A complex and congested airspace
Restricted airspace near DCA shields the White House, the Capitol and other government buildings. So planes and helicopters were funneled into the same narrow corridor over the Potomac River. This included helicopter training flights, like the one on Jan. 29, 2025.
60 Minutes
Tim Lilley, a pilot who flew helicopter routes in the area hundreds of times during his 20 years with the Army, said the training happens there for a reason.
“The military would say, ‘This is where our mission is. This is where we need to train.’ And to some degree, I agree with that,” he said. “But those training environments, they should be nowhere near commercial airliners.”
Lilley’s son, as the first officer on American Airlines Flight 5342, was one of the 67 killed in the crash.

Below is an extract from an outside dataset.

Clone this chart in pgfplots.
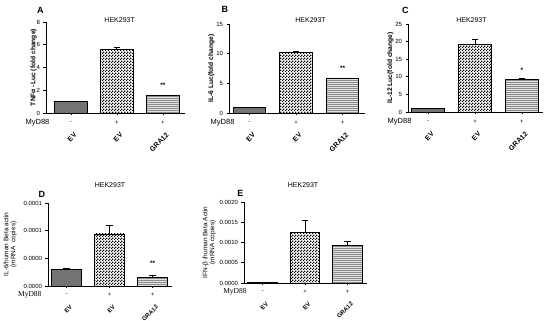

“I never thought to warn him about the helicopters because I just didn’t realize how far the safety margins had slipped since I had flown those routes,” he said.
Lilley is now advocating for changes to make the skies safer.
What a pilot could see
The night of the crash, the Black Hawk crew was relying on what’s called visual separation — looking out the window to avoid nearby passenger jets, according to investigators.
The helicopter pilot needs to maintain constant surveillance, something that was “impossible” under the conditions on the night of the crash, Lilley said.
The Black Hawk crew was likely wearing night-vision goggles, which Lilley said actually limit what a pilot can see.
“When you have a lot of bright lights, like you do in, you know, in the Washington, D.C., area, everything gets washed out through the goggles,” he said.
An NTSB simulation shows how hard it would have been for the Black Hawk pilots to distinguish between the American Airlines jet they were supposed to be looking out for and ground lights.
National Transportation Safety Board
Night vision goggles also limit peripheral vision. According to Lilley, pilots handle that by constantly scanning, moving their heads from side to side.
“This was a system that failed the people on the aircraft, on the helicopter, in the air traffic control tower,” NTSB Chair Jennifer Homendy told 60 Minutes.
Changes and a federal investigation
Soon after the crash, the FAA made changes to make the skies over Reagan airport safer. The FAA restricted helicopter traffic near the airport and moved some routes farther from the airspace. They also overhauled the bureaucracy to focus more on safety and evaluated other airports across the country where commercial planes and helicopters fly in close quarters.
In a statement to 60 Minutes, Transportation Secretary Sean Duffy said he’s helped secure more than $12 billion to “aggressively overhaul our air traffic control system.”
“The January 2025 midair collision is a sobering reminder of why the FAA exists,” FAA Administrator Bryan Bedford said in a statement. “And it galvanized us to pursue our safety mission with renewed urgency and bold action.”
Still, the problems at Reagan National continue. 60 Minutes has learned that since the crash, at least four times aircraft and helicopters have gotten too close, triggering safety reports.
The NTSB spent a year investigating and in January released its final report on the accident, detailing a long list of institutional failures that led to the midair collision. The NTSB determined the collision was preventable.
Investigators called out “systemic failures,” including ignored warning signs about risks and a helicopter route designed so poorly that, in some parts of the sky, it allowed for just 75 feet of vertical separation between helicopters and passenger jets. The board issued 50 safety recommendations across the government to prevent another accident.
Homendy warned that the FAA and lawmakers are clearing the path for another disaster if they don’t act quickly.
“Why do we always have to wait,” Homendy said, “until people die to take action?”